4.2. Seasonal Variations of PWV in China

Figure 10 and Figure 11 show the annual and semiannual PWV variation amplitudes at 377 GPS sites. The spatial distribution of the annual PWV variations is similar to the annual average distribution of the PWV. Central China, Southern China, and the southeast coastal areas have higher annual PWV variation amplitudes, reaching about 15 mm, while the annual cycle amplitude in Northwest China is lower, below 10 mm. The semiannual PWV variation amplitudes are relatively small, about 3–9 mm. Among them, the semiannual PWV variation amplitudes are the highest in Central China and Southwest China, reaching above 6 mm, while the semiannual PWV variation amplitudes in Southern China and Northwestern China are lower, below 5 mm.

4.3. Long-Term Variation Trend of PWV in China

Figure 12 shows the long-term variation trends of the PWV (mm/year) of all GPS stations from 2011 to 2019. It can be seen that the PWV has been increasing in most parts of China, while the PWV in Northeast China shows a downward trend. To understand the variations of the PWV in more detail, a monthly anomaly of the PWV is obtained by subtracting the monthly averaged PWV of every month from the mean value of the monthly averaged nine-year PWV in each region, which can be seen in Figure 13. The monthly anomaly of the PWV was mainly negative before 2015 and then turned negative. The PWV in Northwest China, Northeast China, and Northern China were relatively stable, and the monthly mean value changed little, which was related to the dry inland climate.

5. Discussion

Most of the published T_m models that considered the temporal and spatial distributions of the relationship between the T_m and meteorological measurements have been empirical models on a global scale. Their accuracy remains to be verified in a specific area and a period of time. Here, we estimated the monthly coefficients at each station, and

Table 2. Statistics of the T_m estimates for different models.

Statistics	Bevis	TVGG	NN-I	Piecewise Linear
Bias (K)	−0.74	−1.25	0.03	0.00
RMS (K)	4.58	3.84	3.62	3.38

shows the comparison between the piecewise-linear model and two recently published representative models: the time-varying global-gridded T_s–T_m model (TVGG) and neural network-based T_m model (NN). We tested our model with radiosonde data from 2011 to 2019, and the results showed that our model has the best accuracy.
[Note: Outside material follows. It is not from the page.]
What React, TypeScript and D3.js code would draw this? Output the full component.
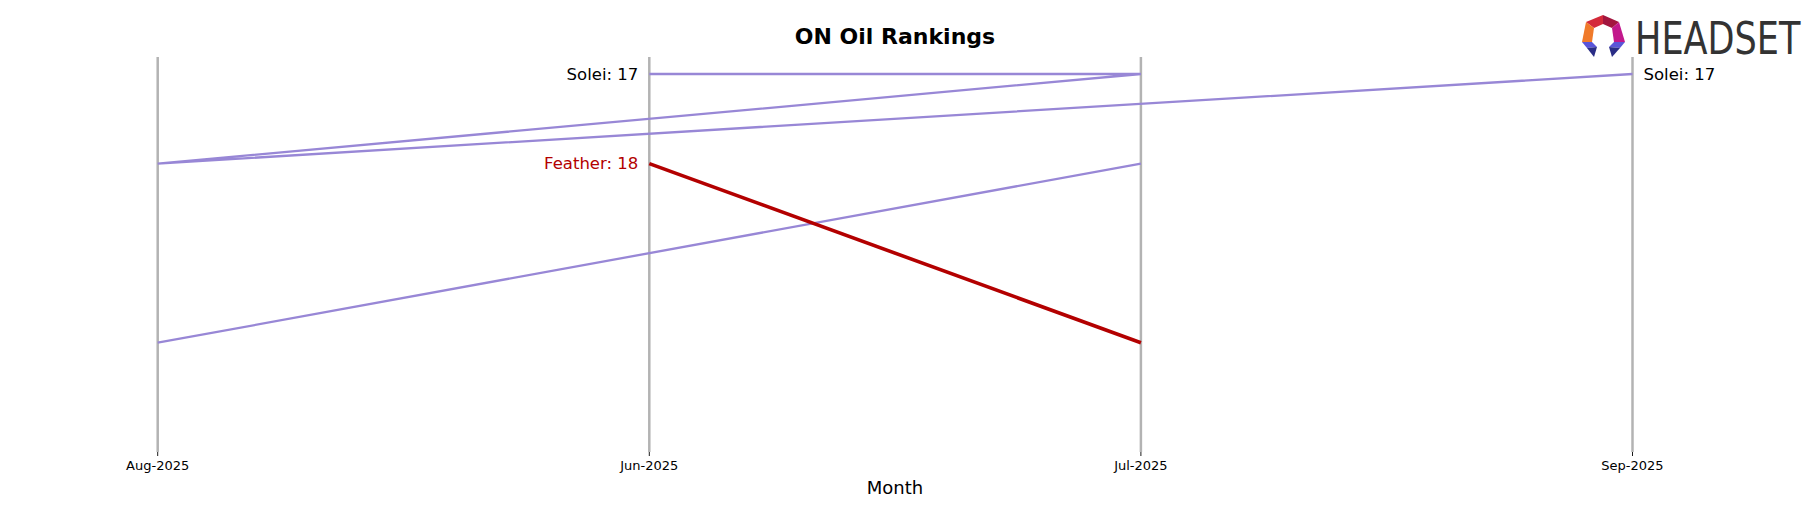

The spatial distribution characteristics of the PWV are consistent with other studies in different years [39,40]. There are bimodal characteristics of the PWV in Southern China, and the formation mechanism of the bimodal characteristics remains to be further studied. The past results of some studies in China indicated that the PWV showed a downward trend from 1995 to 2012 [41,42,43], while the trends of this article are upward from 2011 to 2019. Most PWV in Central and Eastern China and Southern China show an upward trend and some PWV in North China is downward from 2011 to 2019. The monthly averaged PWV increased significantly in 2015, which was affected by the El Niño.

6. Conclusions

In this study, we analyzed the temporal and spatial distribution characteristics of the coefficients of the linear T_m-T_s model and showed that the distribution of T_m-T_s coefficients is mainly related to the latitude. The T_m-T_s conversion coefficient changes with the time and has an obvious annual cycle. Based on the spatial distribution and time-varying characteristics of the T_m-T_s coefficients, a site-specific piecewise-linear model was established. Compared with the Bevis model, this model reduced the T_m RMS by more than 20% for the most of the tested radiosondes. The accuracy of GPS PWV is better based on the site-specific piecewise-linear T_m-T_s relationship when compared to the Bevis model. Furthermore, the PWV time series at 377 GNSS stations were further obtained and analyzed from the GPS observations and meteorological data from 2011 to 2019. The results showed that the average PWV in Central and Eastern China and Southern China is higher, reaching more than 25 mm, while the average value is lower and below 15 mm in Northwest China, Northeast China, and North China. The PWV is increasing in most parts of China, while some PWV in North China show a downward trend.